**TASK DESCRIPTION**
Print the material below exactly as it stands, please, from its first line to the line holding "(hRisks) at (587,288);", with no pictures.

**DATASET SECTION**
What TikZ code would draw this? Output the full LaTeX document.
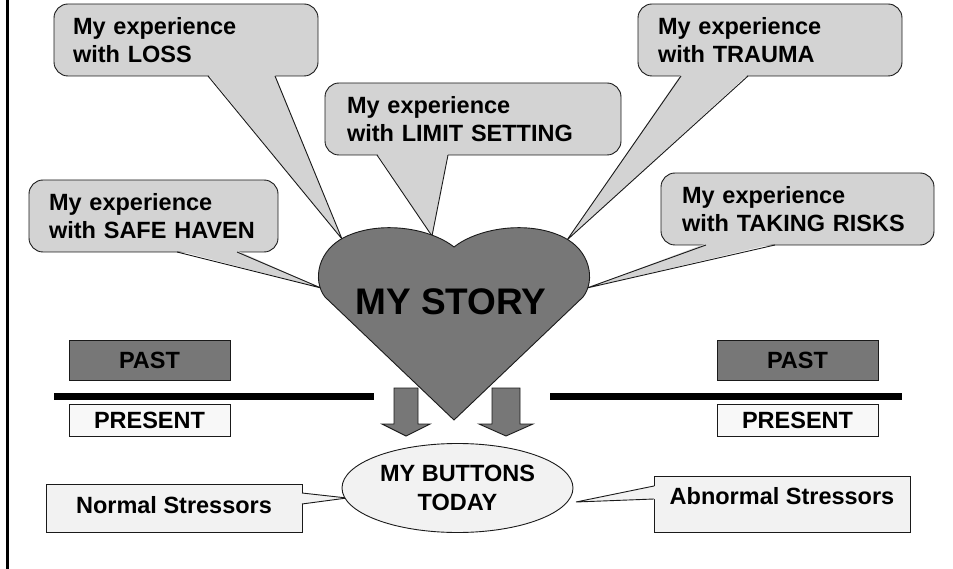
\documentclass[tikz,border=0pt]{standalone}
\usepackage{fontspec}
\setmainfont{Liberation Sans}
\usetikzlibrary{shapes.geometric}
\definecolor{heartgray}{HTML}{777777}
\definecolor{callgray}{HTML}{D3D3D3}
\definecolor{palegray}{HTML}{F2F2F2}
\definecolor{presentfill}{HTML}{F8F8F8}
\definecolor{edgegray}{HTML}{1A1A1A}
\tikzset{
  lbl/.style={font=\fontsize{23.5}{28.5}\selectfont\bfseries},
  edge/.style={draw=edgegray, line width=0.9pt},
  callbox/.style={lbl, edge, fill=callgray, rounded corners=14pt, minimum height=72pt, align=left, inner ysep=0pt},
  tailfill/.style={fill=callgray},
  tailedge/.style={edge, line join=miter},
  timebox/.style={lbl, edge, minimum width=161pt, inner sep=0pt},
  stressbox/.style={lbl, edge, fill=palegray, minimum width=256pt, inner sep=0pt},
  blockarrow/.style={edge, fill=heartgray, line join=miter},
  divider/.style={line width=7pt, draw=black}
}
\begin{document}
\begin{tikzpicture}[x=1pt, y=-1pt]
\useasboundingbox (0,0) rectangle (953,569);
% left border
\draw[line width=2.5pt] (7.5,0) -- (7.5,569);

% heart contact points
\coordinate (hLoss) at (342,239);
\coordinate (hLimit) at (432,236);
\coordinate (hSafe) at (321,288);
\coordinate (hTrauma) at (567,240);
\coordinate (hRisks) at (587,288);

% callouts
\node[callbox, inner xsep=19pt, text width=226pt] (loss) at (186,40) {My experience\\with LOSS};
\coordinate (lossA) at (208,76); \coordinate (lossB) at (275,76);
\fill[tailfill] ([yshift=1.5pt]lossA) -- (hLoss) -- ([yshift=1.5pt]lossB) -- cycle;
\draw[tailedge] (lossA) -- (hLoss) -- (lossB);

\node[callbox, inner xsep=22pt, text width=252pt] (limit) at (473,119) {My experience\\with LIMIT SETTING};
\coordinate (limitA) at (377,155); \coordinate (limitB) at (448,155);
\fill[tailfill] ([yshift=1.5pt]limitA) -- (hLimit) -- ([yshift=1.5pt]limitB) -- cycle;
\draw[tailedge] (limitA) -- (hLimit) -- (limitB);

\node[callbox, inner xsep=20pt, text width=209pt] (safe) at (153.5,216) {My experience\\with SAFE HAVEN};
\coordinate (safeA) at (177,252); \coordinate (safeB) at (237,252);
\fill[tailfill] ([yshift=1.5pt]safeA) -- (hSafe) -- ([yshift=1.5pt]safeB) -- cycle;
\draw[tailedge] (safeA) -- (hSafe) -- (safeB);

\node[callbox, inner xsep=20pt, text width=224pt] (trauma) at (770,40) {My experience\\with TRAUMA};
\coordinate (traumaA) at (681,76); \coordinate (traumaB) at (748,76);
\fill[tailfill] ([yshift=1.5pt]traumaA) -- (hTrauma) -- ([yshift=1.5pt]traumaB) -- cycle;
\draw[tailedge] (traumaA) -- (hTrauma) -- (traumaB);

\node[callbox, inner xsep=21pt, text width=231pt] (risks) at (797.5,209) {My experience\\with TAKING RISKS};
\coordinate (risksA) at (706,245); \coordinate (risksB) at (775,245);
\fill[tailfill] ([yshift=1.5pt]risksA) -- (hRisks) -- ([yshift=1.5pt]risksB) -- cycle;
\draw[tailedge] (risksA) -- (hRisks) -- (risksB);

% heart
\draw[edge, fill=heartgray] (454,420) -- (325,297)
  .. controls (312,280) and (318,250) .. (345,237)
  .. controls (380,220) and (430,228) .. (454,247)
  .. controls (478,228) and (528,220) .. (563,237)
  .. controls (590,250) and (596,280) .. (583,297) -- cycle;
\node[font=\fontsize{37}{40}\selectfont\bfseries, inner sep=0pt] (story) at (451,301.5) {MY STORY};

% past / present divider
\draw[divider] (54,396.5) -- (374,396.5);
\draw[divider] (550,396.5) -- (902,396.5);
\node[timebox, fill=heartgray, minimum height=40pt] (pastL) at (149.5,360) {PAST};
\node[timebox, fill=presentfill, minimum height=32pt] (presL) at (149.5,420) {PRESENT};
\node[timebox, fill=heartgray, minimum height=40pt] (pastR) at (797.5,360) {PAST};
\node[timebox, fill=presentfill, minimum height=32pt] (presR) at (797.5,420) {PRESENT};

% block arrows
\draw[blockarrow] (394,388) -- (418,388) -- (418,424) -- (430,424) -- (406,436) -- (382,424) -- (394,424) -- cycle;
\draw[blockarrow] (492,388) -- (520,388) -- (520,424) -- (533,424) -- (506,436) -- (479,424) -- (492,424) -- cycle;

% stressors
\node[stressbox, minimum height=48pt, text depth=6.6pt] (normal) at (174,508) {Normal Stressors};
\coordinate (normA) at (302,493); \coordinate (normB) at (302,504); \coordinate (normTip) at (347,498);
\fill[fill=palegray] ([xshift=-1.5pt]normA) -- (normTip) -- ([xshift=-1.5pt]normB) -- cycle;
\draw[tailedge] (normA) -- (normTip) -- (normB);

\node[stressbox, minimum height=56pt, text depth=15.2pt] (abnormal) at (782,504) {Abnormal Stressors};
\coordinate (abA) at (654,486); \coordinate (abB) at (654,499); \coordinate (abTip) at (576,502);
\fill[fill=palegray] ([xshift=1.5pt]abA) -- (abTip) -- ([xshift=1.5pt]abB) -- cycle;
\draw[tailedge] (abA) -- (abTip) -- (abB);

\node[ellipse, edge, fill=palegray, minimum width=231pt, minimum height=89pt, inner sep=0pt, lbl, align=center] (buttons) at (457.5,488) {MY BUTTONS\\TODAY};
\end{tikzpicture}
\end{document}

**WORKED ANSWER**
What TikZ code would draw this? Output the full LaTeX document.
\documentclass[tikz,border=0pt]{standalone}
\usepackage{fontspec}
\setmainfont{Liberation Sans}
\usetikzlibrary{shapes.geometric}
\definecolor{heartgray}{HTML}{777777}
\definecolor{callgray}{HTML}{D3D3D3}
\definecolor{palegray}{HTML}{F2F2F2}
\definecolor{presentfill}{HTML}{F8F8F8}
\definecolor{edgegray}{HTML}{1A1A1A}
\tikzset{
  lbl/.style={font=\fontsize{23.5}{28.5}\selectfont\bfseries},
  edge/.style={draw=edgegray, line width=0.9pt},
  callbox/.style={lbl, edge, fill=callgray, rounded corners=14pt, minimum height=72pt, align=left, inner ysep=0pt},
  tailfill/.style={fill=callgray},
  tailedge/.style={edge, line join=miter},
  timebox/.style={lbl, edge, minimum width=161pt, inner sep=0pt},
  stressbox/.style={lbl, edge, fill=palegray, minimum width=256pt, inner sep=0pt},
  blockarrow/.style={edge, fill=heartgray, line join=miter},
  divider/.style={line width=7pt, draw=black}
}
\begin{document}
\begin{tikzpicture}[x=1pt, y=-1pt]
\useasboundingbox (0,0) rectangle (953,569);
% left border
\draw[line width=2.5pt] (7.5,0) -- (7.5,569);

% heart contact points
\coordinate (hLoss) at (342,239);
\coordinate (hLimit) at (432,236);
\coordinate (hSafe) at (321,288);
\coordinate (hTrauma) at (567,240);
\coordinate (hRisks) at (587,288);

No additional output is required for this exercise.